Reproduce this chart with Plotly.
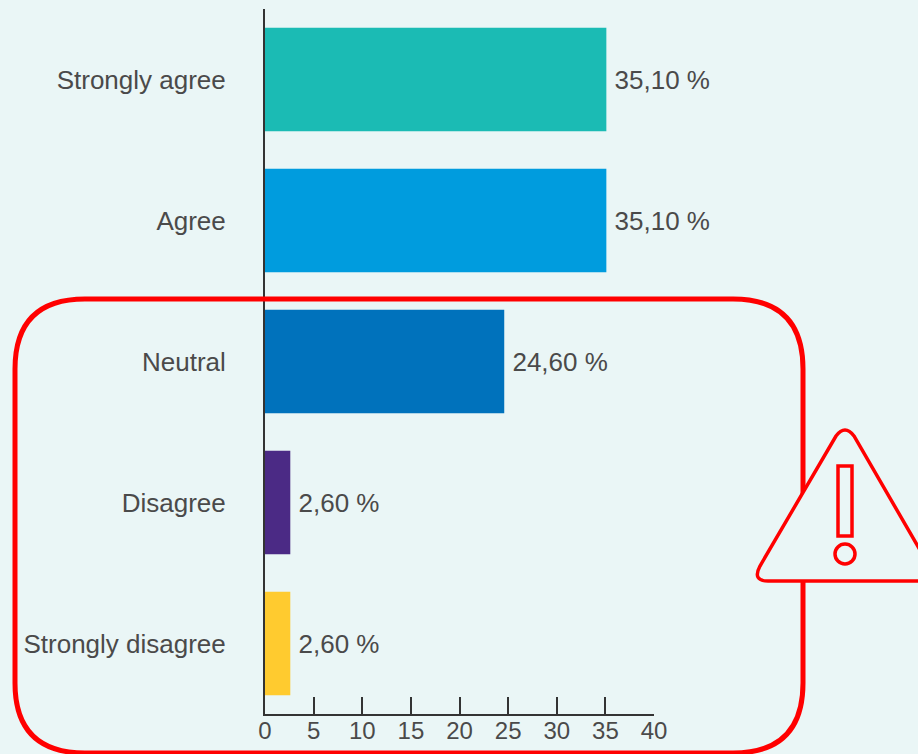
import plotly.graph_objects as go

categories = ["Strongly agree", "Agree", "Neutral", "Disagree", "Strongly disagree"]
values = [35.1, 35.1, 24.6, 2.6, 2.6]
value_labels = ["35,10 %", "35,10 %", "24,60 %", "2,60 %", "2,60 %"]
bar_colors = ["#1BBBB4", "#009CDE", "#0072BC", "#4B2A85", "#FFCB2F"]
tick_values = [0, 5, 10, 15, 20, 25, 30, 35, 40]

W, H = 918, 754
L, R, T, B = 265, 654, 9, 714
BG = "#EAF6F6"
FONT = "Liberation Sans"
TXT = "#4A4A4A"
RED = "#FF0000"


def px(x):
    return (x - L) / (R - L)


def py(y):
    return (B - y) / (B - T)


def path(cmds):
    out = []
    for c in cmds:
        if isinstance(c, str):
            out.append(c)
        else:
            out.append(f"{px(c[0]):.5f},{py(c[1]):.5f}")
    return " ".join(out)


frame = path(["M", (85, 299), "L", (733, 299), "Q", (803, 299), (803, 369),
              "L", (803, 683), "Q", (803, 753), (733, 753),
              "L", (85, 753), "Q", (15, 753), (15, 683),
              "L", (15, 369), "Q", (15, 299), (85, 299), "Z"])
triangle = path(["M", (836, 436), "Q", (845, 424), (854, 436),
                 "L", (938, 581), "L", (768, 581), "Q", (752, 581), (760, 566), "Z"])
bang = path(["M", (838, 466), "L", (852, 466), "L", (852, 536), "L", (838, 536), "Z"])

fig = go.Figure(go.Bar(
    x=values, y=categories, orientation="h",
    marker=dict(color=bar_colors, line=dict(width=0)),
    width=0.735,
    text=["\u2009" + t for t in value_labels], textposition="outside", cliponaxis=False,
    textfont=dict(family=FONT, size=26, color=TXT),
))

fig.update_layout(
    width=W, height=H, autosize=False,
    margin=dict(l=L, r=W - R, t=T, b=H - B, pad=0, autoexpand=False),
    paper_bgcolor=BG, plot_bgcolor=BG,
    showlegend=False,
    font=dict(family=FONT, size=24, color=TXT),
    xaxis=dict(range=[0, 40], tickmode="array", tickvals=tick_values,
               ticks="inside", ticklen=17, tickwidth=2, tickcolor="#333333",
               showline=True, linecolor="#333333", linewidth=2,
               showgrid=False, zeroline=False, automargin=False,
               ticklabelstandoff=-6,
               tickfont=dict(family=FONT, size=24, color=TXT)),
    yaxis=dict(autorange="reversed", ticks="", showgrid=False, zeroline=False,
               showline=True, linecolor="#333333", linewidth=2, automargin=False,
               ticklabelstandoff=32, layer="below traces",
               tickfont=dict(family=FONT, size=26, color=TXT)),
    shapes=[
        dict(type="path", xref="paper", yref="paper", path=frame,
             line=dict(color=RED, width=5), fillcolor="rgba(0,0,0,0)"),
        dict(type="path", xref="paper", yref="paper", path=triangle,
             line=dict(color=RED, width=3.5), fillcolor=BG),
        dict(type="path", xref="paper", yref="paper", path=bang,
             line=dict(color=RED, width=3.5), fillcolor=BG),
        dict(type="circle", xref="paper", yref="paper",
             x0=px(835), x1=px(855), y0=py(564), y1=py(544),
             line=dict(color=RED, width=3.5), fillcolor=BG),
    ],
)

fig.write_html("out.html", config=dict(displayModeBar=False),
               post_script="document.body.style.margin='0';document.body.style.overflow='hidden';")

+++

PROBLEM: Return all of the data exactly as written, and drop the pictures.

SOLUTION TO THE PROBLEM:
Reproduce this chart with Plotly.
import plotly.graph_objects as go

categories = ["Strongly agree", "Agree", "Neutral", "Disagree", "Strongly disagree"]
values = [35.1, 35.1, 24.6, 2.6, 2.6]
value_labels = ["35,10 %", "35,10 %", "24,60 %", "2,60 %", "2,60 %"]
bar_colors = ["#1BBBB4", "#009CDE", "#0072BC", "#4B2A85", "#FFCB2F"]
tick_values = [0, 5, 10, 15, 20, 25, 30, 35, 40]

W, H = 918, 754
L, R, T, B = 265, 654, 9, 714
BG = "#EAF6F6"
FONT = "Liberation Sans"
TXT = "#4A4A4A"
RED = "#FF0000"


def px(x):
    return (x - L) / (R - L)


def py(y):
    return (B - y) / (B - T)


def path(cmds):
    out = []
    for c in cmds:
        if isinstance(c, str):
            out.append(c)
        else:
            out.append(f"{px(c[0]):.5f},{py(c[1]):.5f}")
    return " ".join(out)


frame = path(["M", (85, 299), "L", (733, 299), "Q", (803, 299), (803, 369),
              "L", (803, 683), "Q", (803, 753), (733, 753),
              "L", (85, 753), "Q", (15, 753), (15, 683),
              "L", (15, 369), "Q", (15, 299), (85, 299), "Z"])
triangle = path(["M", (836, 436), "Q", (845, 424), (854, 436),
                 "L", (938, 581), "L", (768, 581), "Q", (752, 581), (760, 566), "Z"])
bang = path(["M", (838, 466), "L", (852, 466), "L", (852, 536), "L", (838, 536), "Z"])

fig = go.Figure(go.Bar(
    x=values, y=categories, orientation="h",
    marker=dict(color=bar_colors, line=dict(width=0)),
    width=0.735,
    text=["\u2009" + t for t in value_labels], textposition="outside", cliponaxis=False,
    textfont=dict(family=FONT, size=26, color=TXT),
))

fig.update_layout(
    width=W, height=H, autosize=False,
    margin=dict(l=L, r=W - R, t=T, b=H - B, pad=0, autoexpand=False),
    paper_bgcolor=BG, plot_bgcolor=BG,
    showlegend=False,
    font=dict(family=FONT, size=24, color=TXT),
    xaxis=dict(range=[0, 40], tickmode="array", tickvals=tick_values,
               ticks="inside", ticklen=17, tickwidth=2, tickcolor="#333333",
               showline=True, linecolor="#333333", linewidth=2,
               showgrid=False, zeroline=False, automargin=False,
               ticklabelstandoff=-6,
               tickfont=dict(family=FONT, size=24, color=TXT)),
    yaxis=dict(autorange="reversed", ticks="", showgrid=False, zeroline=False,
               showline=True, linecolor="#333333", linewidth=2, automargin=False,
               ticklabelstandoff=32, layer="below traces",
               tickfont=dict(family=FONT, size=26, color=TXT)),
    shapes=[
        dict(type="path", xref="paper", yref="paper", path=frame,
             line=dict(color=RED, width=5), fillcolor="rgba(0,0,0,0)"),
        dict(type="path", xref="paper", yref="paper", path=triangle,
             line=dict(color=RED, width=3.5), fillcolor=BG),
        dict(type="path", xref="paper", yref="paper", path=bang,
             line=dict(color=RED, width=3.5), fillcolor=BG),
        dict(type="circle", xref="paper", yref="paper",
             x0=px(835), x1=px(855), y0=py(564), y1=py(544),
             line=dict(color=RED, width=3.5), fillcolor=BG),
    ],
)

fig.write_html("out.html", config=dict(displayModeBar=False),
               post_script="document.body.style.margin='0';document.body.style.overflow='hidden';")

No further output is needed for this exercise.